> **DATASET EXTRACT**:
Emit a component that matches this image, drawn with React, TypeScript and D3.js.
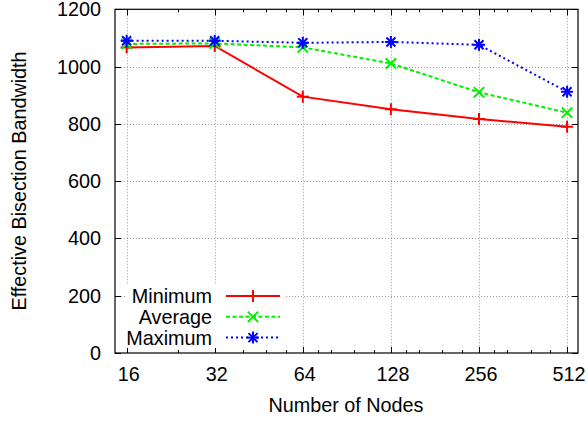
import React, { useEffect, useRef } from 'react';
import * as d3 from 'd3';

const nodes = [16, 32, 64, 128, 256, 512];
const minorNodes = [24, 40, 48, 56, 72, 80, 96, 112, 144, 160, 192, 224, 288, 320, 384, 448];
const yTicks = [0, 200, 400, 600, 800, 1000, 1200];

const minimum = [1067, 1072, 895, 851, 817, 790];
const average = [1079, 1081, 1067, 1011, 910, 839];
const maximum = [1090, 1090, 1083, 1086, 1076, 912];

const seriesNames = ['Minimum', 'Average', 'Maximum'];

const W = 587;
const H = 421;
const FONT = '"Liberation Sans", Arial, Helvetica, sans-serif';
const FS = '19.8px';

const App = () => {
  const ref = useRef<SVGSVGElement>(null);

  useEffect(() => {
    const svg = d3.select(ref.current);
    svg.selectAll('*').remove();

    const left = 115, right = 578, top = 9.3, bottom = 353;

    const x = d3.scaleLog().base(2).domain([14.6, 558]).range([left, right]);
    const y = d3.scaleLinear().domain([0, 1200]).range([bottom, top]);

    const series = [
      { name: seriesNames[0], values: minimum, color: '#ff0000', dash: null, marker: 'plus' },
      { name: seriesNames[1], values: average, color: '#00f000', dash: '4,2.5', marker: 'cross' },
      { name: seriesNames[2], values: maximum, color: '#0000ff', dash: '2,3', marker: 'star' },
    ];

    // grid
    const grid = svg.append('g').attr('stroke', '#999').attr('stroke-width', 1).attr('stroke-dasharray', '1,2');
    grid.selectAll('line.gx')
      .data(nodes)
      .enter()
      .append('line')
      .attr('x1', d => Math.round(x(d)) + 0.5)
      .attr('x2', d => Math.round(x(d)) + 0.5)
      .attr('y1', top)
      .attr('y2', bottom);
    grid.selectAll('line.gy')
      .data(yTicks.slice(1, -1))
      .enter()
      .append('line')
      .attr('x1', left)
      .attr('x2', right)
      .attr('y1', d => Math.round(y(d)) + 0.5)
      .attr('y2', d => Math.round(y(d)) + 0.5);

    // ticks (inward, mirrored)
    const ticks = svg.append('g').attr('stroke', '#000').attr('stroke-width', 1);
    const addXTicks = (vals: number[], len: number) => {
      vals.forEach(v => {
        const px = Math.round(x(v)) + 0.5;
        ticks.append('line').attr('x1', px).attr('x2', px).attr('y1', bottom).attr('y2', bottom - len);
        ticks.append('line').attr('x1', px).attr('x2', px).attr('y1', top).attr('y2', top + len);
      });
    };
    addXTicks(nodes, 6);
    addXTicks(minorNodes, 3);
    yTicks.forEach(v => {
      const py = Math.round(y(v)) + 0.5;
      ticks.append('line').attr('x1', left).attr('x2', left + 6).attr('y1', py).attr('y2', py);
      ticks.append('line').attr('x1', right).attr('x2', right - 6).attr('y1', py).attr('y2', py);
    });

    // border
    svg.append('rect')
      .attr('x', left).attr('y', top)
      .attr('width', right - left).attr('height', bottom - top)
      .attr('fill', 'none').attr('stroke', '#000').attr('stroke-width', 1.2);

    // tick labels
    svg.append('g')
      .selectAll('text')
      .data(nodes)
      .enter()
      .append('text')
      .attr('x', d => x(d) + 2)
      .attr('y', 380.5)
      .attr('text-anchor', 'middle')
      .style('font-family', FONT)
      .style('font-size', FS)
      .text(d => d);

    svg.append('g')
      .selectAll('text')
      .data(yTicks)
      .enter()
      .append('text')
      .attr('x', 101)
      .attr('y', d => y(d) + 7)
      .attr('text-anchor', 'end')
      .style('font-family', FONT)
      .style('font-size', FS)
      .text(d => d);

    // axis titles
    svg.append('text')
      .attr('x', 346)
      .attr('y', 411.5)
      .attr('text-anchor', 'middle')
      .style('font-family', FONT)
      .style('font-size', FS)
      .text('Number of Nodes');

    svg.append('text')
      .attr('transform', 'translate(25.5, 181) rotate(-90)')
      .attr('text-anchor', 'middle')
      .style('font-family', FONT)
      .style('font-size', FS)
      .text('Effective Bisection Bandwidth');

    const drawMarker = (g: any, cx: number, cy: number, kind: string, color: string) => {
      const s = 6;
      const m = g.append('g').attr('stroke', color).attr('stroke-width', 2).attr('fill', 'none');
      if (kind === 'plus' || kind === 'star') {
        m.append('line').attr('x1', cx - s).attr('x2', cx + s).attr('y1', cy).attr('y2', cy);
        m.append('line').attr('x1', cx).attr('x2', cx).attr('y1', cy - s).attr('y2', cy + s);
      }
      if (kind === 'cross' || kind === 'star') {
        const d = kind === 'star' ? 4.5 : 5.2;
        m.append('line').attr('x1', cx - d).attr('x2', cx + d).attr('y1', cy - d).attr('y2', cy + d);
        m.append('line').attr('x1', cx - d).attr('x2', cx + d).attr('y1', cy + d).attr('y2', cy - d);
      }
    };

    const line = d3.line<number>()
      .x((d, i) => x(nodes[i]))
      .y(d => y(d));

    const plot = svg.append('g');
    series.forEach(s => {
      plot.append('path')
        .datum(s.values)
        .attr('d', line)
        .attr('fill', 'none')
        .attr('stroke', s.color)
        .attr('stroke-width', 2)
        .attr('stroke-dasharray', s.dash);
      s.values.forEach((v, i) => drawMarker(plot, x(nodes[i]), y(v), s.marker, s.color));
    });

    // legend with opaque background
    const legend = svg.append('g');
    legend.append('rect')
      .attr('x', 126).attr('y', 284)
      .attr('width', 158).attr('height', 64)
      .attr('fill', '#fff');
    series.forEach((s, i) => {
      const cy = 296 + i * 20.8;
      legend.append('text')
        .attr('x', 212)
        .attr('y', cy + 7)
        .attr('text-anchor', 'end')
        .style('font-family', FONT)
        .style('font-size', FS)
        .text(s.name);
      legend.append('line')
        .attr('x1', 226).attr('x2', 280)
        .attr('y1', cy).attr('y2', cy)
        .attr('stroke', s.color)
        .attr('stroke-width', 2)
        .attr('stroke-dasharray', s.dash);
      drawMarker(legend, 253, cy, s.marker, s.color);
    });
  }, []);

  return (
    <svg
      ref={ref}
      width={W}
      height={H}
      style={{ position: 'absolute', left: 0, top: 0, background: '#fff' }}
    />
  );
};

export default App;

> **WHAT YOU SHOULD DO**: Return the material exactly as given, apart from the pictures.

> **COMPLETE RESPONSE**:
Emit a component that matches this image, drawn with React, TypeScript and D3.js.
import React, { useEffect, useRef } from 'react';
import * as d3 from 'd3';

const nodes = [16, 32, 64, 128, 256, 512];
const minorNodes = [24, 40, 48, 56, 72, 80, 96, 112, 144, 160, 192, 224, 288, 320, 384, 448];
const yTicks = [0, 200, 400, 600, 800, 1000, 1200];

const minimum = [1067, 1072, 895, 851, 817, 790];
const average = [1079, 1081, 1067, 1011, 910, 839];
const maximum = [1090, 1090, 1083, 1086, 1076, 912];

const seriesNames = ['Minimum', 'Average', 'Maximum'];

const W = 587;
const H = 421;
const FONT = '"Liberation Sans", Arial, Helvetica, sans-serif';
const FS = '19.8px';

const App = () => {
  const ref = useRef<SVGSVGElement>(null);

  useEffect(() => {
    const svg = d3.select(ref.current);
    svg.selectAll('*').remove();

    const left = 115, right = 578, top = 9.3, bottom = 353;

    const x = d3.scaleLog().base(2).domain([14.6, 558]).range([left, right]);
    const y = d3.scaleLinear().domain([0, 1200]).range([bottom, top]);

    const series = [
      { name: seriesNames[0], values: minimum, color: '#ff0000', dash: null, marker: 'plus' },
      { name: seriesNames[1], values: average, color: '#00f000', dash: '4,2.5', marker: 'cross' },
      { name: seriesNames[2], values: maximum, color: '#0000ff', dash: '2,3', marker: 'star' },
    ];

    // grid
    const grid = svg.append('g').attr('stroke', '#999').attr('stroke-width', 1).attr('stroke-dasharray', '1,2');
    grid.selectAll('line.gx')
      .data(nodes)
      .enter()
      .append('line')
      .attr('x1', d => Math.round(x(d)) + 0.5)
      .attr('x2', d => Math.round(x(d)) + 0.5)
      .attr('y1', top)
      .attr('y2', bottom);
    grid.selectAll('line.gy')
      .data(yTicks.slice(1, -1))
      .enter()
      .append('line')
      .attr('x1', left)
      .attr('x2', right)
      .attr('y1', d => Math.round(y(d)) + 0.5)
      .attr('y2', d => Math.round(y(d)) + 0.5);

    // ticks (inward, mirrored)
    const ticks = svg.append('g').attr('stroke', '#000').attr('stroke-width', 1);
    const addXTicks = (vals: number[], len: number) => {
      vals.forEach(v => {
        const px = Math.round(x(v)) + 0.5;
        ticks.append('line').attr('x1', px).attr('x2', px).attr('y1', bottom).attr('y2', bottom - len);
        ticks.append('line').attr('x1', px).attr('x2', px).attr('y1', top).attr('y2', top + len);
      });
    };
    addXTicks(nodes, 6);
    addXTicks(minorNodes, 3);
    yTicks.forEach(v => {
      const py = Math.round(y(v)) + 0.5;
      ticks.append('line').attr('x1', left).attr('x2', left + 6).attr('y1', py).attr('y2', py);
      ticks.append('line').attr('x1', right).attr('x2', right - 6).attr('y1', py).attr('y2', py);
    });

    // border
    svg.append('rect')
      .attr('x', left).attr('y', top)
      .attr('width', right - left).attr('height', bottom - top)
      .attr('fill', 'none').attr('stroke', '#000').attr('stroke-width', 1.2);

    // tick labels
    svg.append('g')
      .selectAll('text')
      .data(nodes)
      .enter()
      .append('text')
      .attr('x', d => x(d) + 2)
      .attr('y', 380.5)
      .attr('text-anchor', 'middle')
      .style('font-family', FONT)
      .style('font-size', FS)
      .text(d => d);

    svg.append('g')
      .selectAll('text')
      .data(yTicks)
      .enter()
      .append('text')
      .attr('x', 101)
      .attr('y', d => y(d) + 7)
      .attr('text-anchor', 'end')
      .style('font-family', FONT)
      .style('font-size', FS)
      .text(d => d);

    // axis titles
    svg.append('text')
      .attr('x', 346)
      .attr('y', 411.5)
      .attr('text-anchor', 'middle')
      .style('font-family', FONT)
      .style('font-size', FS)
      .text('Number of Nodes');

    svg.append('text')
      .attr('transform', 'translate(25.5, 181) rotate(-90)')
      .attr('text-anchor', 'middle')
      .style('font-family', FONT)
      .style('font-size', FS)
      .text('Effective Bisection Bandwidth');

    const drawMarker = (g: any, cx: number, cy: number, kind: string, color: string) => {
      const s = 6;
      const m = g.append('g').attr('stroke', color).attr('stroke-width', 2).attr('fill', 'none');
      if (kind === 'plus' || kind === 'star') {
        m.append('line').attr('x1', cx - s).attr('x2', cx + s).attr('y1', cy).attr('y2', cy);
        m.append('line').attr('x1', cx).attr('x2', cx).attr('y1', cy - s).attr('y2', cy + s);
      }
      if (kind === 'cross' || kind === 'star') {
        const d = kind === 'star' ? 4.5 : 5.2;
        m.append('line').attr('x1', cx - d).attr('x2', cx + d).attr('y1', cy - d).attr('y2', cy + d);
        m.append('line').attr('x1', cx - d).attr('x2', cx + d).attr('y1', cy + d).attr('y2', cy - d);
      }
    };

    const line = d3.line<number>()
      .x((d, i) => x(nodes[i]))
      .y(d => y(d));

    const plot = svg.append('g');
    series.forEach(s => {
      plot.append('path')
        .datum(s.values)
        .attr('d', line)
        .attr('fill', 'none')
        .attr('stroke', s.color)
        .attr('stroke-width', 2)
        .attr('stroke-dasharray', s.dash);
      s.values.forEach((v, i) => drawMarker(plot, x(nodes[i]), y(v), s.marker, s.color));
    });

    // legend with opaque background
    const legend = svg.append('g');
    legend.append('rect')
      .attr('x', 126).attr('y', 284)
      .attr('width', 158).attr('height', 64)
      .attr('fill', '#fff');
    series.forEach((s, i) => {
      const cy = 296 + i * 20.8;
      legend.append('text')
        .attr('x', 212)
        .attr('y', cy + 7)
        .attr('text-anchor', 'end')
        .style('font-family', FONT)
        .style('font-size', FS)
        .text(s.name);
      legend.append('line')
        .attr('x1', 226).attr('x2', 280)
        .attr('y1', cy).attr('y2', cy)
        .attr('stroke', s.color)
        .attr('stroke-width', 2)
        .attr('stroke-dasharray', s.dash);
      drawMarker(legend, 253, cy, s.marker, s.color);
    });
  }, []);

  return (
    <svg
      ref={ref}
      width={W}
      height={H}
      style={{ position: 'absolute', left: 0, top: 0, background: '#fff' }}
    />
  );
};

export default App;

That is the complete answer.